The underrated skill that is key to peak athletic performance
When we play sports, read or look at anything we predominantly use the center of our visual focus (called “fovea”) to see with. It provides clear detail of what we are looking at. Within our eyes the fovea has a concentration of 6 million cones in a tight area with which to see details. The remainder of our visual field is called peripheral vision and takes up the greatest area. It relies on 120 million cones and rods, spread out across our retina. Our peripheral vision is at its best near the fovea, and gets progressively less detail-oriented as it moves away. Peripheral vision can capture movement and light contrast well, but lacks in the details.
Better anticipation and more efficient movements
If you stretch out your arm in front of you and hold up your index finger, the nail represents your fovea. The rest of your visual field is all peripheral vision. This illustrates the vast area covered and hence the importance of peripheral vision. The importance of peripheral vision cannot be understated. Elite athletes use it to their advantage every day. By strengthening and reacting to a larger visual field, they are better able to see multiple moving objects, recognize patterns, and react more accurately. This leads to better anticipation and more efficient movements, which are key in most sports.

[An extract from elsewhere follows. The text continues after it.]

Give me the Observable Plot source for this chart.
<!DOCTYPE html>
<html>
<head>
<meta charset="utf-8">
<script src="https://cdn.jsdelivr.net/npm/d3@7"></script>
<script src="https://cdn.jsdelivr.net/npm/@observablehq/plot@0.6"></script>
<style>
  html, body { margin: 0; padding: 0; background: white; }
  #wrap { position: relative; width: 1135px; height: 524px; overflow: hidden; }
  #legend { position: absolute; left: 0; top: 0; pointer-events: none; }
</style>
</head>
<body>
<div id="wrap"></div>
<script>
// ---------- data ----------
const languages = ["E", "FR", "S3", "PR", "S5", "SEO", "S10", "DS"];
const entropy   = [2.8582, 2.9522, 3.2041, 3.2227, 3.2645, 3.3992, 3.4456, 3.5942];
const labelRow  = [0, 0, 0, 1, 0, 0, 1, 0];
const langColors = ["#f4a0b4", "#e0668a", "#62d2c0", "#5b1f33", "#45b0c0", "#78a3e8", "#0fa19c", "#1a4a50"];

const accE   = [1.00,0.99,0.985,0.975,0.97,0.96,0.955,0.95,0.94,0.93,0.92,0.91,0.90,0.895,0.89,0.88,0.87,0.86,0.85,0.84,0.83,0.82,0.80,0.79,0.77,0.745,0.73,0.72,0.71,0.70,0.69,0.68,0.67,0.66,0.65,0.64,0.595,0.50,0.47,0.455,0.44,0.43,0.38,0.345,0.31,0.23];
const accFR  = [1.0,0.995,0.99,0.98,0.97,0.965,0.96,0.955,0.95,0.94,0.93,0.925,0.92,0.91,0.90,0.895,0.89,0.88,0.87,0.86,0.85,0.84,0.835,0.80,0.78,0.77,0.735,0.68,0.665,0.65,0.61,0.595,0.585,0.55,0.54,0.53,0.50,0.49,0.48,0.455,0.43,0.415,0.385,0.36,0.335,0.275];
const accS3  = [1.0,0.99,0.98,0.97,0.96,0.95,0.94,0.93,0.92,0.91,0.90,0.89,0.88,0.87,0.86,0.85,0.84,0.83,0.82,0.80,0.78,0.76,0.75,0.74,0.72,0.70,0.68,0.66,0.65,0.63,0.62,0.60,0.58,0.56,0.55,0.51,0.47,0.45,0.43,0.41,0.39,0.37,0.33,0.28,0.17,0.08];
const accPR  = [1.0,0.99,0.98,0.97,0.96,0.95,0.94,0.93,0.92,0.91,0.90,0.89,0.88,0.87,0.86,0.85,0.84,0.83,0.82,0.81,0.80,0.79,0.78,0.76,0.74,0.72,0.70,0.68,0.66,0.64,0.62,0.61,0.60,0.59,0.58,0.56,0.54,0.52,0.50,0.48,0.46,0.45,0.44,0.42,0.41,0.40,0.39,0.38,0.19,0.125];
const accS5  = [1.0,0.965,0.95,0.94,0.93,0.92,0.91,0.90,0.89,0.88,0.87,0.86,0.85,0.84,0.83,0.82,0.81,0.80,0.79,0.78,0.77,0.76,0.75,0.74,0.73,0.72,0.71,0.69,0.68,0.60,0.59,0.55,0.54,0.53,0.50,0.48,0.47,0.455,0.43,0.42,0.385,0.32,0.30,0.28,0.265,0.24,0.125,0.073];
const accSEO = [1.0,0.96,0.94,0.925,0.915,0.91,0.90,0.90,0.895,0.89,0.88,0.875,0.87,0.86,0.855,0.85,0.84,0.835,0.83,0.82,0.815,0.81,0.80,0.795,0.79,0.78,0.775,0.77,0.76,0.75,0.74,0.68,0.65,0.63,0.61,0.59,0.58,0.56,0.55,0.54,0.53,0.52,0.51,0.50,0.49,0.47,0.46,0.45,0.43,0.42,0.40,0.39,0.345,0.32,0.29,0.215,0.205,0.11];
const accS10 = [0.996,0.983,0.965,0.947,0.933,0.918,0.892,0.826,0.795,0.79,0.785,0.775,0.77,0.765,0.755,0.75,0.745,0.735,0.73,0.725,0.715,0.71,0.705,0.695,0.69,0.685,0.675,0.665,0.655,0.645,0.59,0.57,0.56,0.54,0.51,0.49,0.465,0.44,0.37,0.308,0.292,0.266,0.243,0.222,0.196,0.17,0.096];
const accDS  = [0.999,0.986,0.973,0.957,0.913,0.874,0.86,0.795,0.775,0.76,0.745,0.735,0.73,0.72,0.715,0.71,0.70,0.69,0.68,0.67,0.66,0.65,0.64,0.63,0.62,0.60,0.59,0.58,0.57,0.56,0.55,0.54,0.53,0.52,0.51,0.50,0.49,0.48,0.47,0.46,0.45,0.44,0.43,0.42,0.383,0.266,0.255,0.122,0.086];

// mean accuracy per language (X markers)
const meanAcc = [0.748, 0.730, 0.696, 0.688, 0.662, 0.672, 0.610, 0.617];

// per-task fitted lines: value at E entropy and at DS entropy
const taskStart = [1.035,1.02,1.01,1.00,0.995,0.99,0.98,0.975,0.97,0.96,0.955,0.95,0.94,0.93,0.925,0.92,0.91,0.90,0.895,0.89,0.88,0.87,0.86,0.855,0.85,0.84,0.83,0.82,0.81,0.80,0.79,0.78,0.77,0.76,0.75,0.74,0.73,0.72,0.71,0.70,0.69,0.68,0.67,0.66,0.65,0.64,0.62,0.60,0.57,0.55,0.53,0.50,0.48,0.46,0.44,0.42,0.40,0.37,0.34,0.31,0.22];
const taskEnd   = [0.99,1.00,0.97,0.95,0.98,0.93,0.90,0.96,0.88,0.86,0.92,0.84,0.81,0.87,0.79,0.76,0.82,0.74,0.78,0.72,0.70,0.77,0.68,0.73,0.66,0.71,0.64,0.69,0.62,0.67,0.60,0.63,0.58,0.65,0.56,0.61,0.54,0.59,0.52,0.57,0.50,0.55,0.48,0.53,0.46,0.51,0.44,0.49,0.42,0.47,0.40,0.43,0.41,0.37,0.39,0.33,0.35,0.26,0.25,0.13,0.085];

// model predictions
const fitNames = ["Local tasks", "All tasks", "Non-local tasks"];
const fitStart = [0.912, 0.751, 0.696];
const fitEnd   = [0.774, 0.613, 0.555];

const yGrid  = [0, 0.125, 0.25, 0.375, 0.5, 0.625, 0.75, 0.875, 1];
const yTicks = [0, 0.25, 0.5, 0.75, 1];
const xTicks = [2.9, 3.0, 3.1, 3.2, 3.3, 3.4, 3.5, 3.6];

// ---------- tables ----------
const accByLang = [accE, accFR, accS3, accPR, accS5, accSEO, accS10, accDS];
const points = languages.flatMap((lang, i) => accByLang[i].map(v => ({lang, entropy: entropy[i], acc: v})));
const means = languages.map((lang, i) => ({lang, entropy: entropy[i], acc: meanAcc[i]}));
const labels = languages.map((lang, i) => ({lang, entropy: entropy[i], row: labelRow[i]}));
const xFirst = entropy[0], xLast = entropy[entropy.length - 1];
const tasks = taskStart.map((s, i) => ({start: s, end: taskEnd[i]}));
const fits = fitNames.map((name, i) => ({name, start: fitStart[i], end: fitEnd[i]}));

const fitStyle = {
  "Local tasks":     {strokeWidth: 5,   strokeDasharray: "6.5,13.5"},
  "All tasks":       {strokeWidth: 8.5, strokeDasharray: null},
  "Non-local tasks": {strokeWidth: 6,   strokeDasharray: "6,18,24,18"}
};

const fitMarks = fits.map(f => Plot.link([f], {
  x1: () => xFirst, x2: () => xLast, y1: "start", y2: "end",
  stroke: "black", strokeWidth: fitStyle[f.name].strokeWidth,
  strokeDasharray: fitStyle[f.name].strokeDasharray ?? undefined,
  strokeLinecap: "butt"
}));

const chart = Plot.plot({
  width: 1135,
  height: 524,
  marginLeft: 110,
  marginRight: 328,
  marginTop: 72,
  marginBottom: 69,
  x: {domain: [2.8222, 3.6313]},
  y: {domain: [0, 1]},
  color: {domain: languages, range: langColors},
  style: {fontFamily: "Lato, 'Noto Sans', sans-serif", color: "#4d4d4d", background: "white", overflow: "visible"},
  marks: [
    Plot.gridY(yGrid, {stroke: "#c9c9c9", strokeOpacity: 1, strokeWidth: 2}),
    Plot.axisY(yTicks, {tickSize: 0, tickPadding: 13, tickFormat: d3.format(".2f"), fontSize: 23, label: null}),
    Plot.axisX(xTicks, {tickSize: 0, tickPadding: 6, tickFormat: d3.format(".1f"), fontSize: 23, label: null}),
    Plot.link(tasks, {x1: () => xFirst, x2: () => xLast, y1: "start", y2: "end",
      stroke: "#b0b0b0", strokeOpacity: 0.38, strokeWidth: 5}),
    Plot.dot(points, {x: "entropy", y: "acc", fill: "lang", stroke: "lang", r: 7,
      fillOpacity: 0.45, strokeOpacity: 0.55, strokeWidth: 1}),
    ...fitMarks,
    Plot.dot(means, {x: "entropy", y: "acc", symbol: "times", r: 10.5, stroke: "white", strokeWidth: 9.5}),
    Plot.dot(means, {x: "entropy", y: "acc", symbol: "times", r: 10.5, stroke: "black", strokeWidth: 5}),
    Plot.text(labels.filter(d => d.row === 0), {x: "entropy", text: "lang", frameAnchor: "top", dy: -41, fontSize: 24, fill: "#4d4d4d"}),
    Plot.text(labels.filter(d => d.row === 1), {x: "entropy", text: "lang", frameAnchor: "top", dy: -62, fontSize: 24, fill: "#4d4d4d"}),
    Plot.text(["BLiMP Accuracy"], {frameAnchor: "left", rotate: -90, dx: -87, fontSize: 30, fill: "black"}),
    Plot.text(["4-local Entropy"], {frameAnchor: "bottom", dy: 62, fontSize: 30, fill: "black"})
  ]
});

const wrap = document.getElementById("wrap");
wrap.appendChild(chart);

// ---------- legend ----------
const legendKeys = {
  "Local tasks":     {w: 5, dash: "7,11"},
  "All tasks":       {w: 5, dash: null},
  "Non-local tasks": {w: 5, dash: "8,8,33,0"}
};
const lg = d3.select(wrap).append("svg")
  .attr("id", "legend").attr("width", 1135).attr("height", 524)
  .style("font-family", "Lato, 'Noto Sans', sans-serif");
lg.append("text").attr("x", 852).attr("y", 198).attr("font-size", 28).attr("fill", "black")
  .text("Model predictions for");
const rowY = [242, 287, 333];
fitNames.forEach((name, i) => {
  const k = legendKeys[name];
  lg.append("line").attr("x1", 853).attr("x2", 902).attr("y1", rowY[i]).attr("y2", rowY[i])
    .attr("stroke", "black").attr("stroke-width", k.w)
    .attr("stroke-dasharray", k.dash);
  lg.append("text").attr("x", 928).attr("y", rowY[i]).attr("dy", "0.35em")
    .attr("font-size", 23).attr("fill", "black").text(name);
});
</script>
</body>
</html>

Train peripheral vision quickly
The Qball trains peripheral vision quickly and efficiently. By fixing the center of your focus on a spot on the ground and bouncing the Qball in all quadrants around this focus point, one must rely on peripheral vision to see, react and catch the erratic Qball. This not only strengthens the ability to track the Qball in 3 dimensions, but also builds confidence. It teaches a person to rely on their peripheral vision, and also trains fast, accurate reactions. As an individual improves it will appear as though the speed of a sport is slowing down. More time equals more options, resulting in better decisions and improved performance.